05:15 03-01-2026

How ADAS really reduces crashes—and why it still misses

A. Krivonosov

See how ADAS boosts vehicle safety by cutting rear-end crashes, where sensors and human factors fall short—pedestrians, intersections—and fixes help too.

Vehicle safety tech has clearly moved forward, but that doesn’t mean crashes have vanished. Japanese statistics show a marked drop from the 2004 peak of about 950,000 crashes; since 2020 the annual total has hovered around 300,000. That’s real progress, and electronic driver aids have plainly played a role.

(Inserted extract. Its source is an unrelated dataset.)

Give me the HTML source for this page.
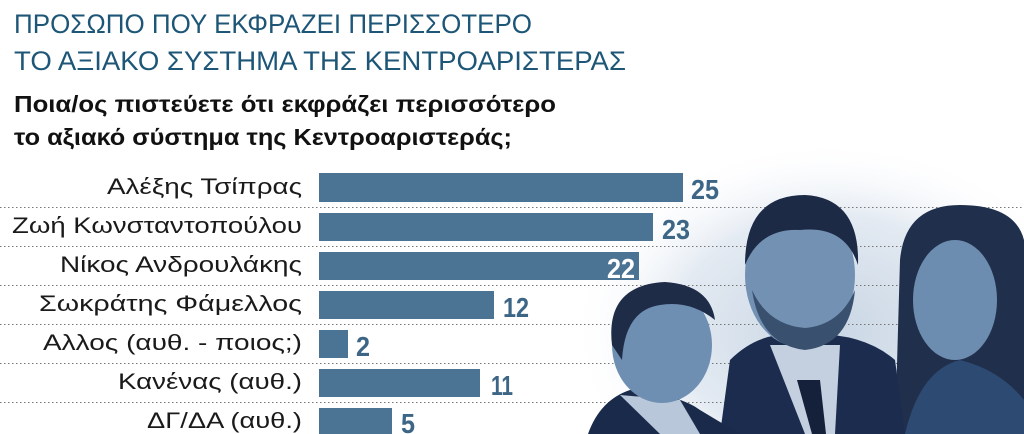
<!DOCTYPE html>
<html><head><meta charset="utf-8"><style>html,body{margin:0;padding:0;background:#fff;overflow:hidden;width:1024px;height:434px}svg{display:block}</style></head>
<body>
<svg width="1024" height="434" viewBox="0 0 1024 434" xmlns="http://www.w3.org/2000/svg">
<defs>
<radialGradient id="glow" cx="0.5" cy="0.5" r="0.5">
<stop offset="0" stop-color="#c9d6e4"/><stop offset="0.6" stop-color="#e3eaf2"/><stop offset="1" stop-color="#fff" stop-opacity="0"/>
</radialGradient>
</defs>
<rect width="1024" height="434" fill="#fff"/>
<ellipse cx="830" cy="330" rx="260" ry="190" fill="url(#glow)"/>
<g stroke="#777" stroke-width="1" stroke-dasharray="1.5 2.5">
<line x1="0" y1="207.5" x2="1024" y2="207.5"/><line x1="0" y1="246.5" x2="1024" y2="246.5"/>
<line x1="0" y1="285.5" x2="1024" y2="285.5"/><line x1="0" y1="324.5" x2="1024" y2="324.5"/>
<line x1="0" y1="363.5" x2="1024" y2="363.5"/><line x1="0" y1="402.5" x2="1024" y2="402.5"/>
</g>
<g font-family="Liberation Sans, DejaVu Sans, sans-serif">
<text x="14" y="33" font-size="27" fill="#1d5677" textLength="518" lengthAdjust="spacingAndGlyphs">ΠΡΟΣΩΠΟ ΠΟΥ ΕΚΦΡΑΖΕΙ ΠΕΡΙΣΣΟΤΕΡΟ</text>
<text x="14" y="70" font-size="27" fill="#1d5677" textLength="612" lengthAdjust="spacingAndGlyphs">ΤΟ ΑΞΙΑΚΟ ΣΥΣΤΗΜΑ ΤΗΣ ΚΕΝΤΡΟΑΡΙΣΤΕΡΑΣ</text>
<text x="14" y="112" font-size="23" font-weight="bold" fill="#111" textLength="542" lengthAdjust="spacingAndGlyphs">Ποια/ος πιστεύετε ότι εκφράζει περισσότερο</text>
<text x="14" y="145" font-size="23" font-weight="bold" fill="#111" textLength="498" lengthAdjust="spacingAndGlyphs">το αξιακό σύστημα της Κεντροαριστεράς;</text>
<g font-size="22" fill="#1a1a1a">
<text x="107" y="194" textLength="195" lengthAdjust="spacingAndGlyphs">Αλέξης Τσίπρας</text>
<text x="12" y="233" textLength="290" lengthAdjust="spacingAndGlyphs">Ζωή Κωνσταντοπούλου</text>
<text x="60" y="272" textLength="242" lengthAdjust="spacingAndGlyphs">Νίκος Ανδρουλάκης</text>
<text x="39" y="311" textLength="263" lengthAdjust="spacingAndGlyphs">Σωκράτης Φάμελλος</text>
<text x="43" y="350" textLength="259" lengthAdjust="spacingAndGlyphs">Αλλος (αυθ. - ποιος;)</text>
<text x="118" y="389" textLength="184" lengthAdjust="spacingAndGlyphs">Κανένας (αυθ.)</text>
<text x="147" y="428" textLength="155" lengthAdjust="spacingAndGlyphs">ΔΓ/ΔΑ (αυθ.)</text>
</g>
</g>
<g fill="#4b7393">
<rect x="319" y="173" width="364" height="29"/>
<rect x="319" y="213" width="334" height="28"/>
<rect x="319" y="252" width="320" height="28"/>
<rect x="319" y="291" width="175" height="28"/>
<rect x="319" y="330" width="29" height="28"/>
<rect x="319" y="369" width="161" height="28"/>
<rect x="319" y="408" width="73" height="26"/>
</g>
<g>
<path d="M895 434 L900 260 Q905 205 960 205 Q1015 205 1024 240 L1024 434 Z" fill="#20304c"/>
<ellipse cx="955" cy="300" rx="42" ry="60" fill="#6d8db0"/>
<path d="M905 434 Q920 370 960 360 Q1000 370 1024 400 L1024 434 Z" fill="#2d4a72"/>
<path d="M720 434 L730 360 Q760 330 800 335 Q860 330 895 360 L905 434 Z" fill="#1b2c4e"/>
<path d="M770 345 L805 434 L835 434 L840 345 Z" fill="#c4d0e0"/>
<path d="M797 380 L812 434 L826 434 L820 380 Z" fill="#15213a"/>
<ellipse cx="800" cy="275" rx="55" ry="72" fill="#7391b3"/>
<path d="M745 265 Q745 195 805 195 Q860 198 858 265 Q845 225 800 230 Q760 228 745 265 Z" fill="#1c2a46"/>
<path d="M752 290 Q760 345 805 350 Q850 345 855 290 Q840 325 805 328 Q768 325 752 290 Z" fill="#3a506f"/>
<path d="M588 434 Q600 400 630 390 Q680 395 700 410 L740 434 Z" fill="#1a2a4a"/>
<path d="M620 395 L660 434 L700 434 L680 400 Z" fill="#b8c7da"/>
<ellipse cx="662" cy="345" rx="50" ry="58" fill="#6f8fb2"/>
<path d="M612 345 Q605 285 665 282 Q710 285 715 320 Q690 300 660 305 Q625 310 622 360 Z" fill="#1e2c48"/>
</g>
<g font-family="Liberation Sans Narrow, Liberation Sans, sans-serif" font-weight="bold" font-size="28" fill="#3d6686">
<text x="691" y="199" textLength="28" lengthAdjust="spacingAndGlyphs">25</text>
<text x="662" y="239" textLength="28" lengthAdjust="spacingAndGlyphs">23</text>
<text x="607" y="278" textLength="28" lengthAdjust="spacingAndGlyphs" fill="#fff">22</text>
<text x="503" y="317" textLength="26" lengthAdjust="spacingAndGlyphs">12</text>
<text x="356" y="356" textLength="14" lengthAdjust="spacingAndGlyphs">2</text>
<text x="491" y="395" textLength="22" lengthAdjust="spacingAndGlyphs">11</text>
<text x="401" y="433" textLength="14" lengthAdjust="spacingAndGlyphs">5</text>
</g>
</svg>
</body></html>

It helps to know where ADAS earns its keep. Automatic emergency braking and forward-collision warnings are at their best in the classic case of inattention and a late response to the car ahead. In tests and insurance records, that shows up as a clear reduction in rear-end crashes for cars equipped with these features. But there’s no one-size-fits-all shield: the real world is more complicated than a proving ground.

Cameras and radars are at the mercy of dirty lenses, snowfall, glare, lane markings, and the condition of road signs. The human factor matters just as much. ADAS can tempt drivers to switch off mentally: they overestimate what the tech can do, misunderstand operating modes, and react later to danger. A tool built to assist can then become an excuse for distraction.

There are objective blind spots, too. Pedestrians and cyclists—especially at night, in rain, or in tricky lighting—are harder to predict and detect. Intersections and oncoming paths are tougher still: events unfold quickly, targets emerge from blind zones, and the scenarios vary widely. Even when a crash can’t be avoided, ADAS often helps in a different way by bleeding off speed and softening the impact. That may not show up in headline counts, but it does in injury severity.

To get meaningfully closer to zero, the mindset has to shift from safety installed to safety used. That calls for clearer interfaces and driver-attention monitoring, hardening systems for grime, snow, and poor lane markings, and upgrading the basics of infrastructure: markings, intersection design, speed management, and separating traffic flows.